ガガやアリアナの近作に貢献、無名のグラム・ロッカーがポップスの世界で成功できた理由

クイアならではの苦労、バンドの世界と異なる点

ヴィンテンによって扉が開かれると、トレンターは週に8〜10回セッションを行うようになり、書き上げる曲も週に1ダース近くになった。全力で頑張ったのだが、途中でいくつかの落とし穴も出現した。トランターが説明する。「一番の苦労は拒否されることだった。アーティストとしてレコード契約を切られる。これは拒否だ。他人のために心を開いても観客はあまり気に入ってくれない。これも拒否だ。ソングライターになっても、人々から毎日『ダメ。あの曲は嫌いだ。あの曲は十分じゃない。ダメ、ダメ、ダメ』という内容のメールがたくさん届く。そういうことが僕には奇妙に思えたよ。ミュージカルのオーディションを受けようとする中学生の自分に戻った気分だった」と。
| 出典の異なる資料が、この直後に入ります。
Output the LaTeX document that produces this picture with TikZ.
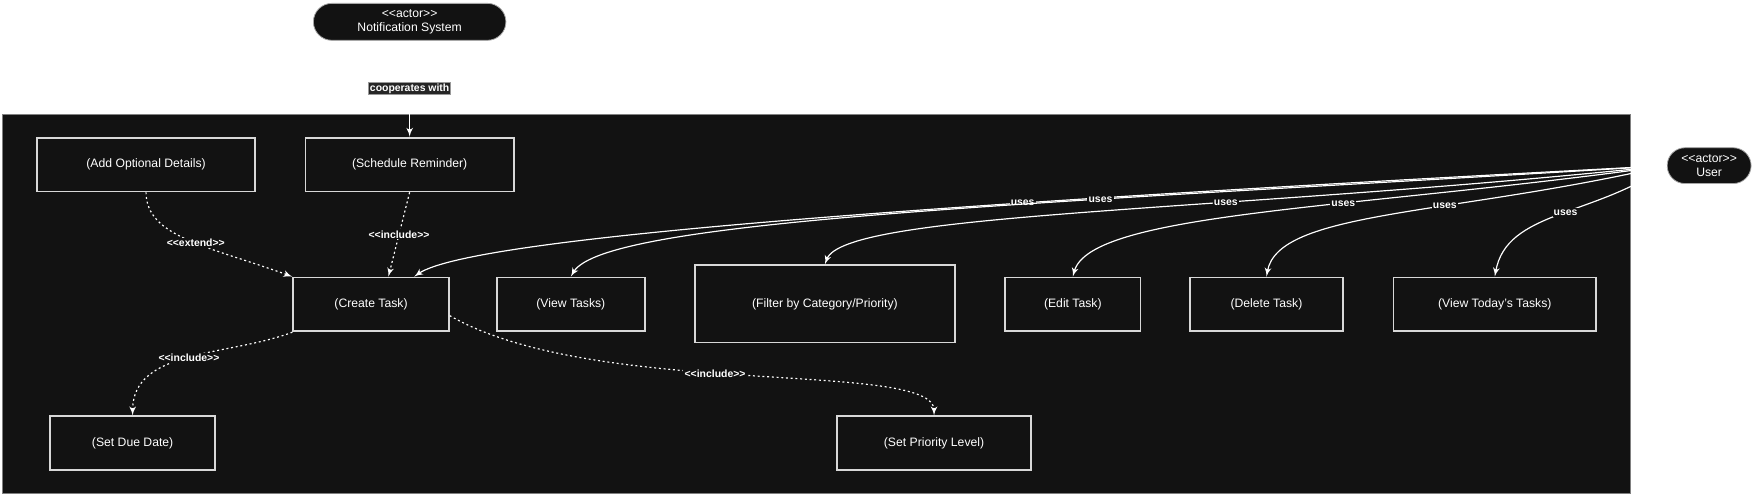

それよりも何よりも、曲作りの現場にはクイアを公にしている人はほとんどいなかった。そのため、頻繁に気まずい空気が流れ、同性愛嫌悪の発言もしばしば耳にした。トランターは「音楽ビジネスでも、このソングライティング業界が相当な男社会なことに衝撃を受けたね。バンド活動をしているときは自分の世界を構築するのは自分自身だ。でも、ソングライティングの世界ではA&R担当者とマネージャーと仕事をしないといけないし、仕事に関わる人たち全員との共同作業を強いられるわけだ。僕のバンドのメンバーは全員ストレートだったけど、彼らはとても進歩的な考え方で、芸術家気取りで、良い意味で変だった。ポップスの世界に入ったら、セッション中にバスケットボールの試合を見ている人がいた。これはカルチャー・ショックだったよ。特に最初の1年は、僕はステージに立つ気分ですべてのセッションに参加していたから、フルメイクだったし、ヒールが15センチの靴を履いていた。それを見た相手はみんな困惑していたね」と説明した。

しかし、ヴィンテンが苦心して道を開拓したことで、トランターはジュリア・マイケルズ、マットマン&ロビンなどのヒットメーカーたちと仕事をするようになった。マットマン&ロビンとはセレーナ・ゴメスの「Lose You To Love Me(原題)」を共に手掛けている。仲のいいソングライターやプロデューサたちは“彼ら”独自のものの見方を正当に評価している。トランター自身、これまであらゆる種類の会場でパフォーマンスした経験を持つ。ポップスターのオープニングからパンク・バーでのヘッドライナーまで、あらゆる場所を経験した。複数のレコード・レーベルとの契約と離別を経験したことで、“彼ら”はアーティストの言葉をしゃべるようになった。そして、ソングライターたちとではなく、アーティストと直接セッションを行うようになって、トランターの言葉を借りると「すべてがカチッとはまった」のだ。